Counsel for the petitioner submitted that, in order to justify continued confinement after the expiry of the punishment part of his sentence, the Tribunal would have to be satisfied that his release would involve a substantial risk of serious violence posing danger to the public. The decision of the Tribunal failed to give adequate weight to his youth at the time of the original offence and the fact that he posed a greater risk to himself than to the public.

Slowly revolving door

In his decision, Lord Sandison said of the petitioner’s circumstances: “Although the petitioner does not technically meet the definition of ‘life prisoner’ set out in section 2 of the Prisoners and Criminal Proceedings (Scotland) Act 1993, having been sentenced to detention without limit of time in terms of section 205(2) of the Criminal Procedure (Scotland) Act rather than to life imprisonment in terms of section 205(1), it was common ground before me that section 2(5) of the 1993 Act applied to him.”

He continued: “The Court’s task, then, is to examine the Tribunal’s determination with a view to deciding whether it has directed itself to the right question, namely whether the risk of re-offending in the case before it was at a level that made it proportionate to the hardship inherent in keeping a prisoner detained after the determinate part of his sentence to continue that detention meantime.”

Assessing the proportionality of keeping the petitioner detained, he said: “The indisputable fact that the petitioner had committed no act of violence in the past 26 years might be thought to be a powerful indication of the absence of material risk to the public to which the Tribunal might have been expected to accord rather greater weight than it apparently did. However, having regard to the need to accord due deference to the Tribunal’s assessment of the evidence before it, I am prepared to accept, perhaps rather benevolently, that the Tribunal did consider that the petitioner’s release would pose a material risk of harm to the public.”

He went on to say: “The Tribunal’s determination appears to proceed, rather, on the incorrect assumption that any material risk of violence, of whatever kind, ipso facto justified the continued detention of the petitioner.
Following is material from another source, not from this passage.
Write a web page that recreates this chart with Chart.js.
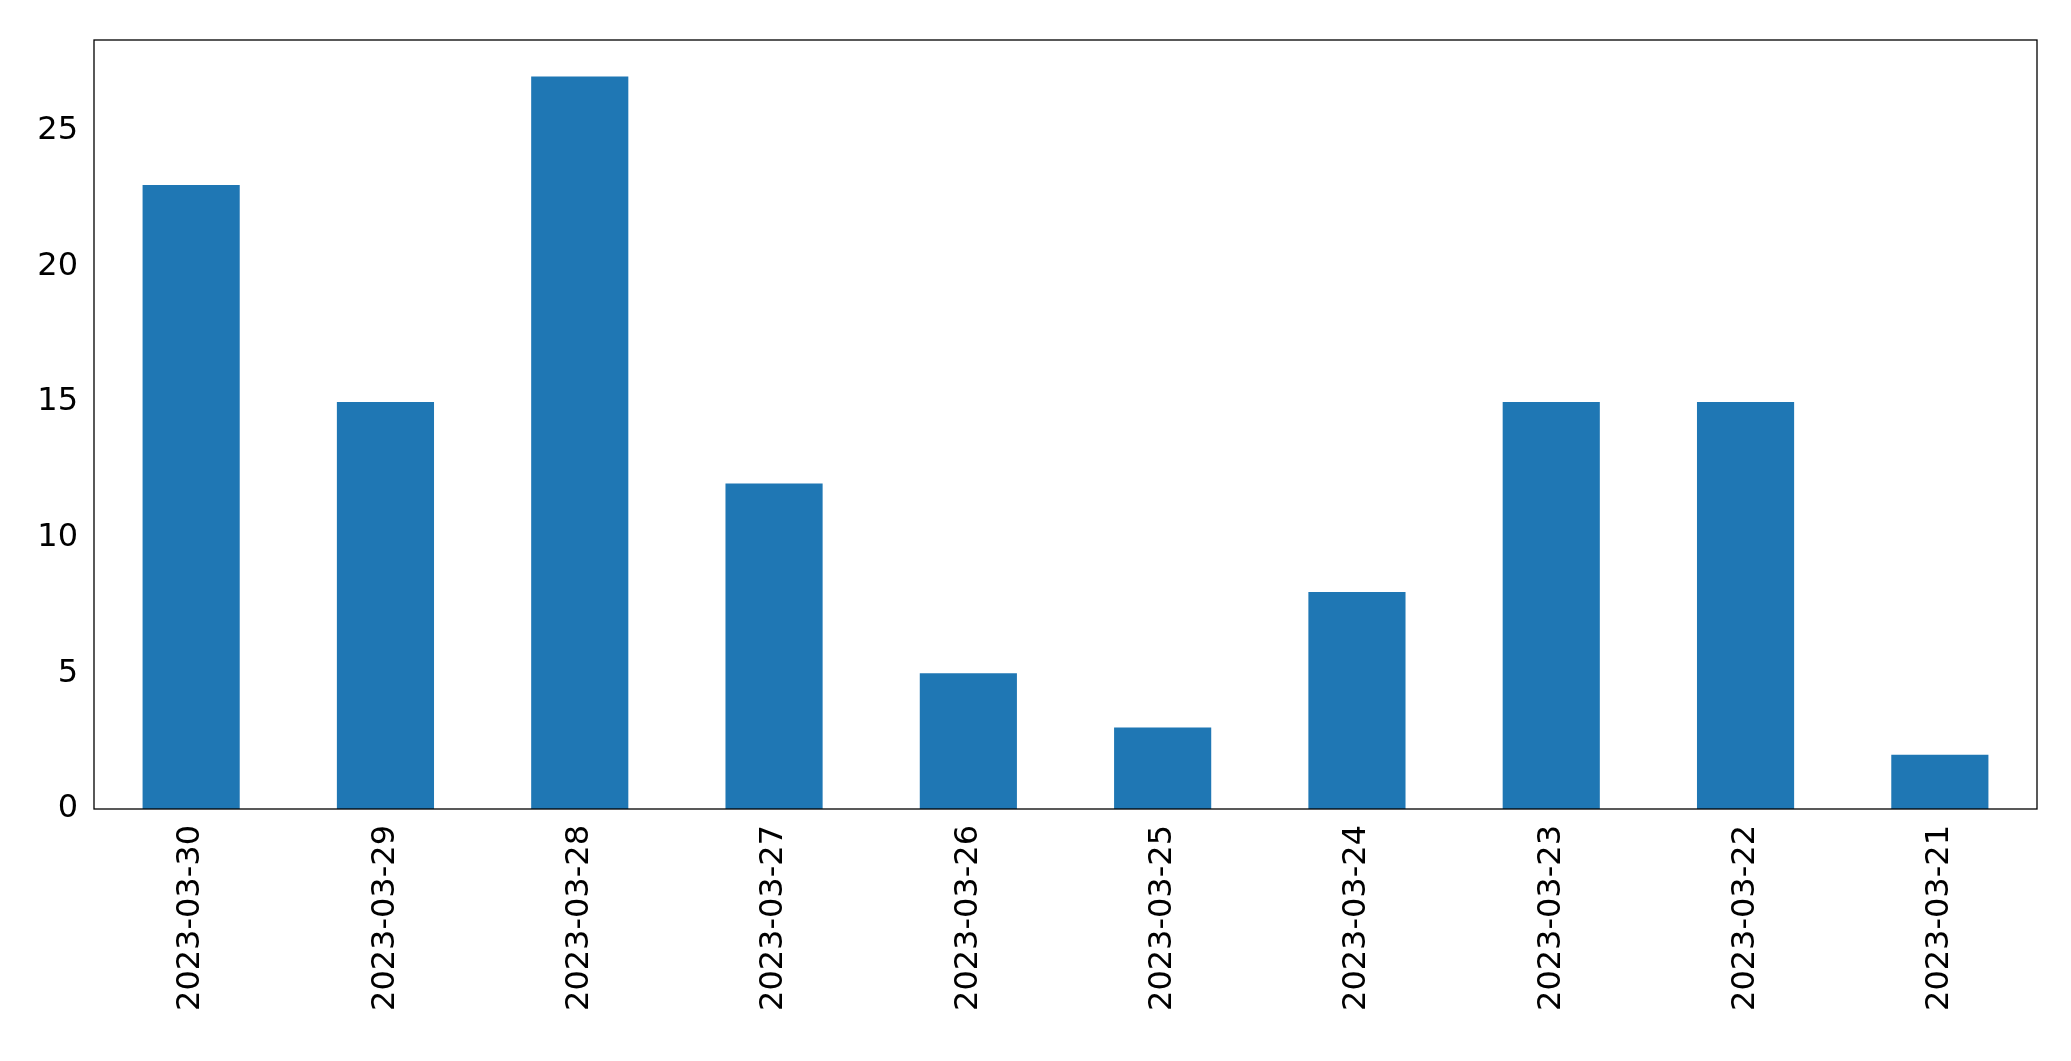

At the very least, the determination fails to disclose any appreciation of the correct test which fell to be applied in law, any consideration of the matters which thereby required to be assessed, and any relative conclusion reached by the Tribunal.”

Lord Sandison concluded: “I have a good deal of sympathy with what appears to have been the underlying concern of the Tribunal. One would have to be optimistic indeed to think that a release of the petitioner in his current circumstances would be likely to lead to any different outcome than that which transpired in respect of his last three releases. In these circumstances it would appear that the role of the Tribunal in cases like that of the petitioner is not dissimilar to that of a commissionaire supervising a slowly revolving door into and out of prison, a position which one cannot suppose truly represents the legislative intention.”

It was therefore directed that the petitioner’s application be reconsidered by a differently constituted Tribunal within a reasonable time.